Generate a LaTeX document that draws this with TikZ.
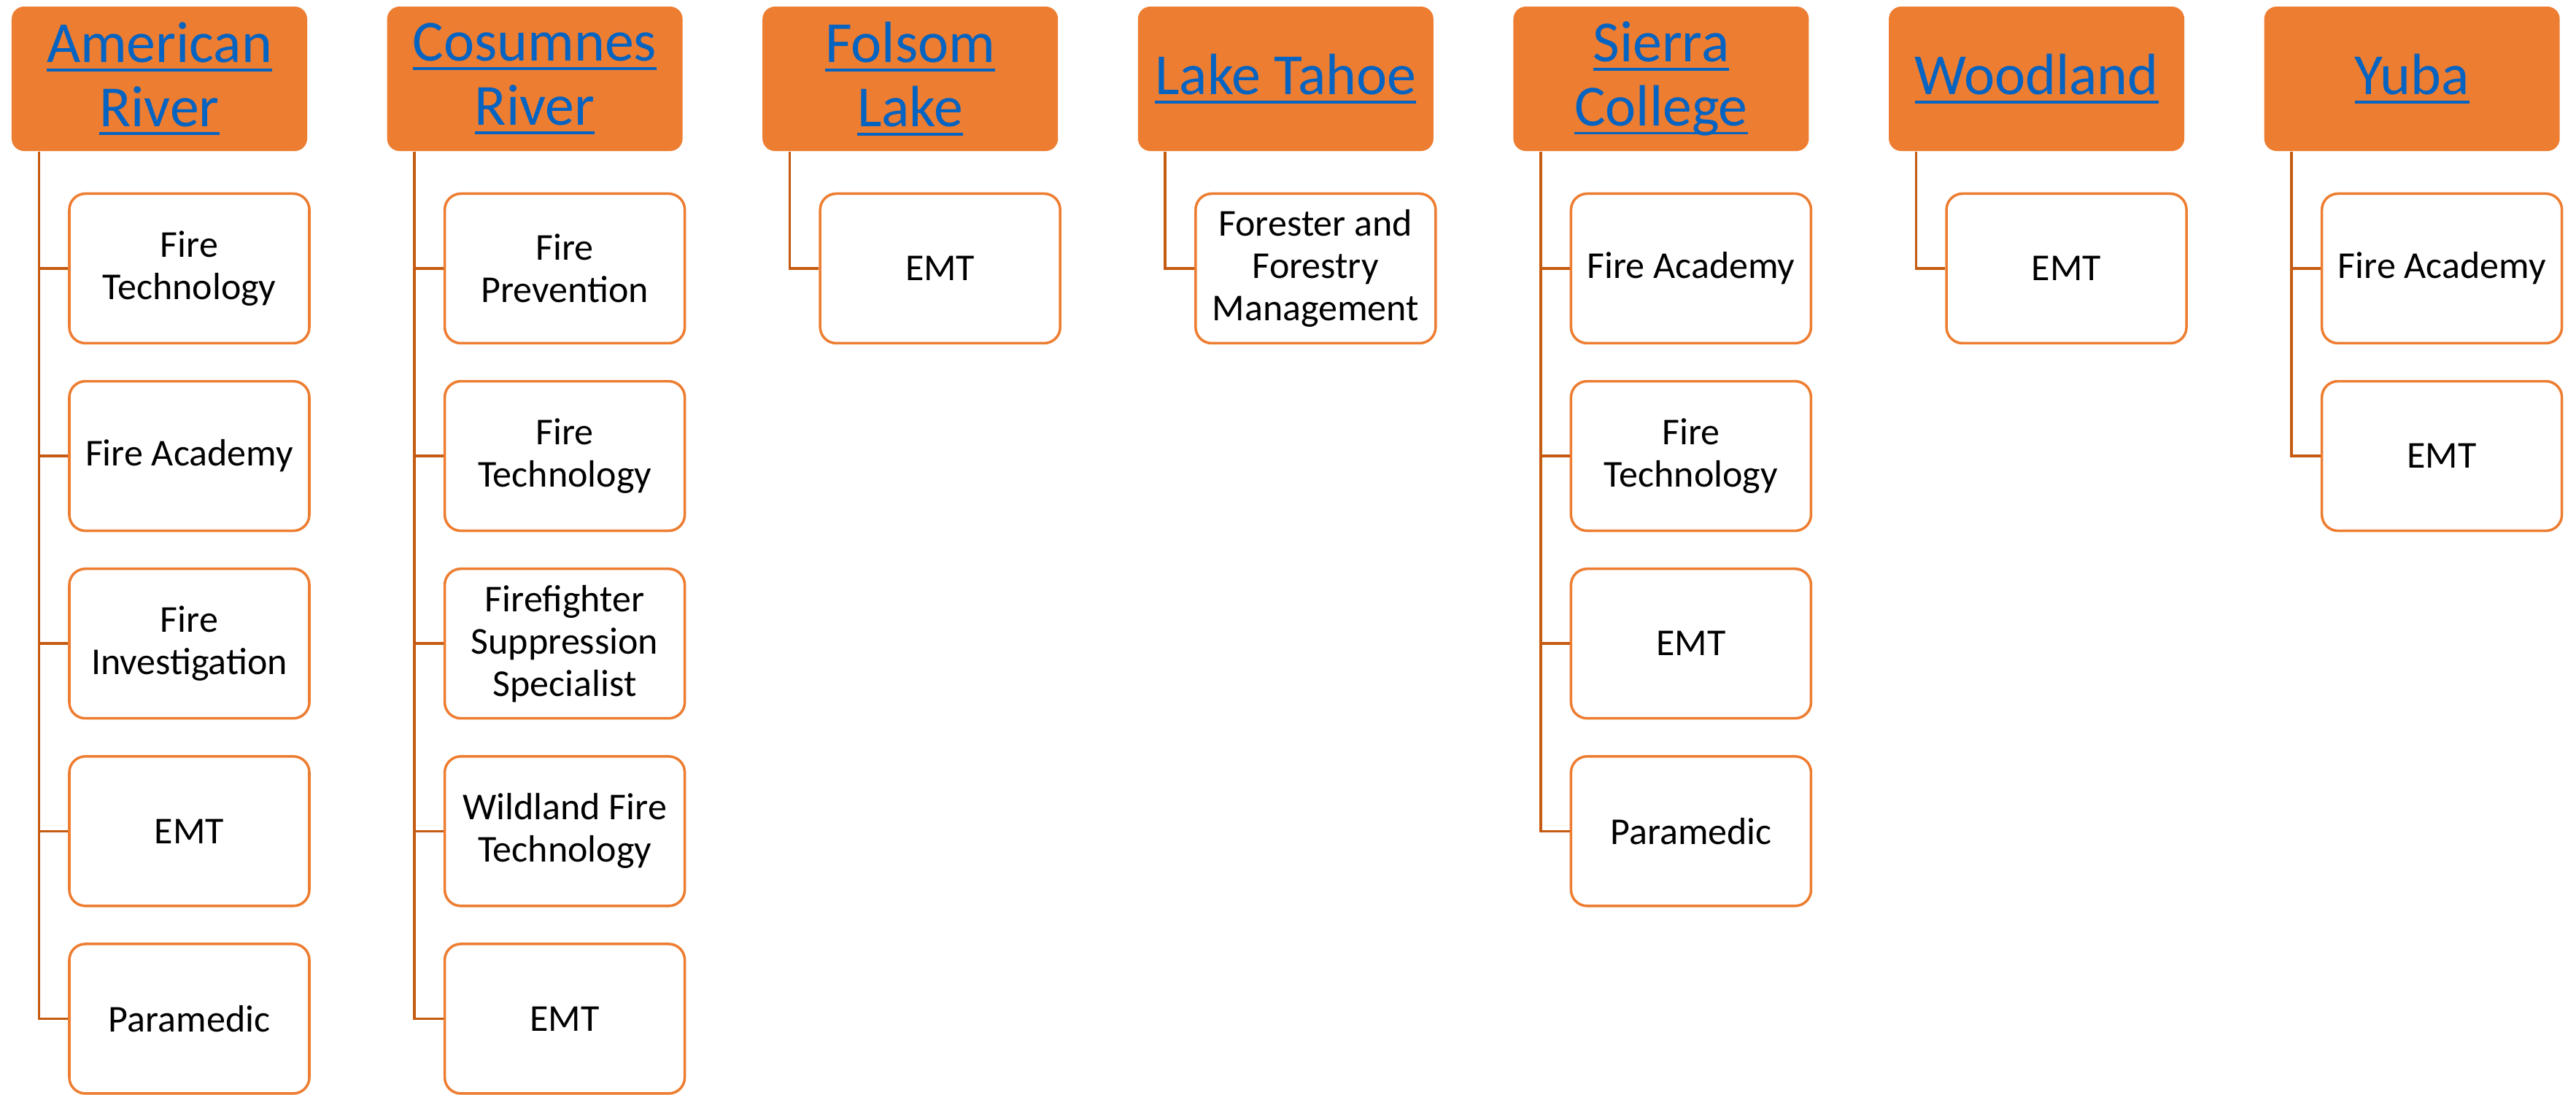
\documentclass[tikz,border=0pt]{standalone}
\usepackage{fontspec}
\setmainfont{Carlito}
\usepackage{tikz}
\usetikzlibrary{positioning}
\definecolor{hdrorange}{HTML}{ED7D31}
\definecolor{lnkblue}{HTML}{0563C1}
\definecolor{lineorange}{HTML}{C55A11}
\newsavebox{\lnkbox}
\newcommand{\lnk}[1]{\sbox{\lnkbox}{#1}\rlap{\rule[-3.4pt]{\wd\lnkbox}{1.1pt}}\usebox{\lnkbox}}

\begin{document}
\begin{tikzpicture}[
  hdr/.style={rectangle,rounded corners=0.17cm,fill=hdrorange,minimum width=4.05cm,minimum height=1.98cm,inner sep=0pt,align=center,text=lnkblue,font=\fontsize{22.7}{25}\selectfont},
  item/.style={rectangle,rounded corners=0.22cm,draw=hdrorange,line width=1pt,fill=white,minimum width=3.29cm,minimum height=2.05cm,inner sep=1pt,align=center,font=\fontsize{14.8}{16.5}\selectfont},
  conn/.style={draw=lineorange,line width=1pt}]
\useasboundingbox (0,0) rectangle (35.31,-15);
% colleges
\node[hdr] (ar) at (2.185,-1.08) {\lnk{American}\\\lnk{River}};
\node[hdr,right=1.082cm of ar] (cr) {\lnk{Cosumnes}\\\lnk{River}};
\node[hdr,right=1.082cm of cr] (fl) {\lnk{Folsom}\\\lnk{Lake}};
\node[hdr,right=1.082cm of fl] (lt) {\lnk{Lake Tahoe}};
\node[hdr,right=1.082cm of lt] (sc) {\lnk{Sierra}\\\lnk{College}};
\node[hdr,right=1.082cm of sc] (wd) {\lnk{Woodland}};
\node[hdr,right=1.082cm of wd] (yb) {\lnk{Yuba}};
% American River
\node[item,below=0.56cm of ar,xshift=0.41cm] (ar1) {Fire\\Technology};
\node[item,below=0.486cm of ar1] (ar2) {Fire Academy};
\node[item,below=0.486cm of ar2] (ar3) {Fire\\Investigation};
\node[item,below=0.486cm of ar3] (ar4) {EMT};
\node[item,below=0.486cm of ar4] (ar5) {Paramedic};
% Cosumnes River
\node[item,below=0.56cm of cr,xshift=0.41cm] (cr1) {Fire\\Prevention};
\node[item,below=0.486cm of cr1] (cr2) {Fire\\Technology};
\node[item,below=0.486cm of cr2] (cr3) {Firefighter\\Suppression\\Specialist};
\node[item,below=0.486cm of cr3] (cr4) {Wildland Fire\\Technology};
\node[item,below=0.486cm of cr4] (cr5) {EMT};
% Folsom Lake
\node[item,below=0.56cm of fl,xshift=0.41cm] (fl1) {EMT};
% Lake Tahoe
\node[item,below=0.56cm of lt,xshift=0.41cm] (lt1) {Forester and\\Forestry\\Management};
% Sierra College
\node[item,below=0.56cm of sc,xshift=0.41cm] (sc1) {Fire Academy};
\node[item,below=0.486cm of sc1] (sc2) {Fire\\Technology};
\node[item,below=0.486cm of sc2] (sc3) {EMT};
\node[item,below=0.486cm of sc3] (sc4) {Paramedic};
% Woodland
\node[item,below=0.56cm of wd,xshift=0.41cm] (wd1) {EMT};
% Yuba
\node[item,below=0.56cm of yb,xshift=0.41cm] (yb1) {Fire Academy};
\node[item,below=0.486cm of yb1] (yb2) {EMT};
% connectors
\draw[conn] ([xshift=0.38cm]ar.south west) |- (ar1.west);
\draw[conn] ([xshift=0.38cm]ar.south west) |- (ar2.west);
\draw[conn] ([xshift=0.38cm]ar.south west) |- (ar3.west);
\draw[conn] ([xshift=0.38cm]ar.south west) |- (ar4.west);
\draw[conn] ([xshift=0.38cm]ar.south west) |- (ar5.west);
\draw[conn] ([xshift=0.38cm]cr.south west) |- (cr1.west);
\draw[conn] ([xshift=0.38cm]cr.south west) |- (cr2.west);
\draw[conn] ([xshift=0.38cm]cr.south west) |- (cr3.west);
\draw[conn] ([xshift=0.38cm]cr.south west) |- (cr4.west);
\draw[conn] ([xshift=0.38cm]cr.south west) |- (cr5.west);
\draw[conn] ([xshift=0.38cm]fl.south west) |- (fl1.west);
\draw[conn] ([xshift=0.38cm]lt.south west) |- (lt1.west);
\draw[conn] ([xshift=0.38cm]sc.south west) |- (sc1.west);
\draw[conn] ([xshift=0.38cm]sc.south west) |- (sc2.west);
\draw[conn] ([xshift=0.38cm]sc.south west) |- (sc3.west);
\draw[conn] ([xshift=0.38cm]sc.south west) |- (sc4.west);
\draw[conn] ([xshift=0.38cm]wd.south west) |- (wd1.west);
\draw[conn] ([xshift=0.38cm]yb.south west) |- (yb1.west);
\draw[conn] ([xshift=0.38cm]yb.south west) |- (yb2.west);
\end{tikzpicture}
\end{document}
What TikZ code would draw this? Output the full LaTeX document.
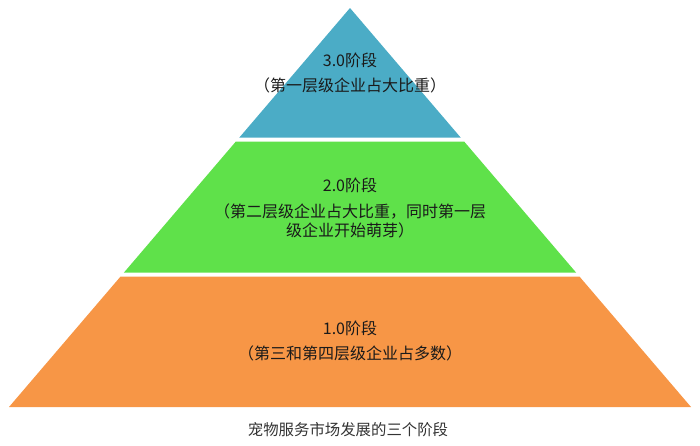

┄┄┄┄┄┄┄┄┄┄┄┄┄┄┄┄┄┄┄┄

◆ **AIM OF THE TASK**:
Output all the records, word for word, with no pictures in the copy.

◆ **TASK RESULT**:
Generate a LaTeX document that draws this with TikZ.
\documentclass[tikz,border=0pt]{standalone}
\usepackage{fontspec}
\setmainfont{Carlito}
\usepackage{tikz}
\usetikzlibrary{positioning}
\definecolor{hdrorange}{HTML}{ED7D31}
\definecolor{lnkblue}{HTML}{0563C1}
\definecolor{lineorange}{HTML}{C55A11}
\newsavebox{\lnkbox}
\newcommand{\lnk}[1]{\sbox{\lnkbox}{#1}\rlap{\rule[-3.4pt]{\wd\lnkbox}{1.1pt}}\usebox{\lnkbox}}

\begin{document}
\begin{tikzpicture}[
  hdr/.style={rectangle,rounded corners=0.17cm,fill=hdrorange,minimum width=4.05cm,minimum height=1.98cm,inner sep=0pt,align=center,text=lnkblue,font=\fontsize{22.7}{25}\selectfont},
  item/.style={rectangle,rounded corners=0.22cm,draw=hdrorange,line width=1pt,fill=white,minimum width=3.29cm,minimum height=2.05cm,inner sep=1pt,align=center,font=\fontsize{14.8}{16.5}\selectfont},
  conn/.style={draw=lineorange,line width=1pt}]
\useasboundingbox (0,0) rectangle (35.31,-15);
% colleges
\node[hdr] (ar) at (2.185,-1.08) {\lnk{American}\\\lnk{River}};
\node[hdr,right=1.082cm of ar] (cr) {\lnk{Cosumnes}\\\lnk{River}};
\node[hdr,right=1.082cm of cr] (fl) {\lnk{Folsom}\\\lnk{Lake}};
\node[hdr,right=1.082cm of fl] (lt) {\lnk{Lake Tahoe}};
\node[hdr,right=1.082cm of lt] (sc) {\lnk{Sierra}\\\lnk{College}};
\node[hdr,right=1.082cm of sc] (wd) {\lnk{Woodland}};
\node[hdr,right=1.082cm of wd] (yb) {\lnk{Yuba}};
% American River
\node[item,below=0.56cm of ar,xshift=0.41cm] (ar1) {Fire\\Technology};
\node[item,below=0.486cm of ar1] (ar2) {Fire Academy};
\node[item,below=0.486cm of ar2] (ar3) {Fire\\Investigation};
\node[item,below=0.486cm of ar3] (ar4) {EMT};
\node[item,below=0.486cm of ar4] (ar5) {Paramedic};
% Cosumnes River
\node[item,below=0.56cm of cr,xshift=0.41cm] (cr1) {Fire\\Prevention};
\node[item,below=0.486cm of cr1] (cr2) {Fire\\Technology};
\node[item,below=0.486cm of cr2] (cr3) {Firefighter\\Suppression\\Specialist};
\node[item,below=0.486cm of cr3] (cr4) {Wildland Fire\\Technology};
\node[item,below=0.486cm of cr4] (cr5) {EMT};
% Folsom Lake
\node[item,below=0.56cm of fl,xshift=0.41cm] (fl1) {EMT};
% Lake Tahoe
\node[item,below=0.56cm of lt,xshift=0.41cm] (lt1) {Forester and\\Forestry\\Management};
% Sierra College
\node[item,below=0.56cm of sc,xshift=0.41cm] (sc1) {Fire Academy};
\node[item,below=0.486cm of sc1] (sc2) {Fire\\Technology};
\node[item,below=0.486cm of sc2] (sc3) {EMT};
\node[item,below=0.486cm of sc3] (sc4) {Paramedic};
% Woodland
\node[item,below=0.56cm of wd,xshift=0.41cm] (wd1) {EMT};
% Yuba
\node[item,below=0.56cm of yb,xshift=0.41cm] (yb1) {Fire Academy};
\node[item,below=0.486cm of yb1] (yb2) {EMT};
% connectors
\draw[conn] ([xshift=0.38cm]ar.south west) |- (ar1.west);
\draw[conn] ([xshift=0.38cm]ar.south west) |- (ar2.west);
\draw[conn] ([xshift=0.38cm]ar.south west) |- (ar3.west);
\draw[conn] ([xshift=0.38cm]ar.south west) |- (ar4.west);
\draw[conn] ([xshift=0.38cm]ar.south west) |- (ar5.west);
\draw[conn] ([xshift=0.38cm]cr.south west) |- (cr1.west);
\draw[conn] ([xshift=0.38cm]cr.south west) |- (cr2.west);
\draw[conn] ([xshift=0.38cm]cr.south west) |- (cr3.west);
\draw[conn] ([xshift=0.38cm]cr.south west) |- (cr4.west);
\draw[conn] ([xshift=0.38cm]cr.south west) |- (cr5.west);
\draw[conn] ([xshift=0.38cm]fl.south west) |- (fl1.west);
\draw[conn] ([xshift=0.38cm]lt.south west) |- (lt1.west);
\draw[conn] ([xshift=0.38cm]sc.south west) |- (sc1.west);
\draw[conn] ([xshift=0.38cm]sc.south west) |- (sc2.west);
\draw[conn] ([xshift=0.38cm]sc.south west) |- (sc3.west);
\draw[conn] ([xshift=0.38cm]sc.south west) |- (sc4.west);
\draw[conn] ([xshift=0.38cm]wd.south west) |- (wd1.west);
\draw[conn] ([xshift=0.38cm]yb.south west) |- (yb1.west);
\draw[conn] ([xshift=0.38cm]yb.south west) |- (yb2.west);
\end{tikzpicture}
\end{document}
What TikZ code would draw this? Output the full LaTeX document.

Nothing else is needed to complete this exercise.